Prior to this it had been two draws, three losses and only one goal scored – which was a penalty. This felt like a positive result, marked by character, and it was encouraging, as Southgate noted, that the crowd stayed with the team, even at 2-0 down. The manager had been booed after the previous two games. There was respite for him here, heavy notes of relief.
England were the more dangerous team before the interval; creating openings, including the big one on 25 minutes when Shaw released Raheem Sterling with a lovely through-ball. Sterling chopped inside Schlotterbeck but was denied by Ter Stegen. It was nearly but not quite for England. They had to take greater care with the final action. Sterling also shot at Ter Stegen.
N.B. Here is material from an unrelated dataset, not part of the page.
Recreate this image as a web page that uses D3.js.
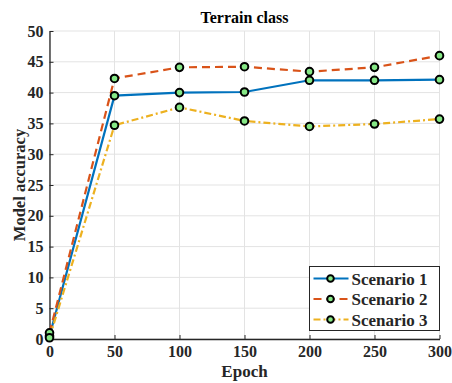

Sterling got away with a shirt pull on Thilo Kehrer inside the area while Joshua Kimmich fizzed just wide. England also lost John Stones to a hamstring injury. But it was merely the appetiser for the second-half drama, which was fired when Maguire gave the ball away to Musiala before being bamboozled by a step-over from the former England youth international. The only surprise was that VAR had to intervene to ensure the penalty award. There was plenty more to come.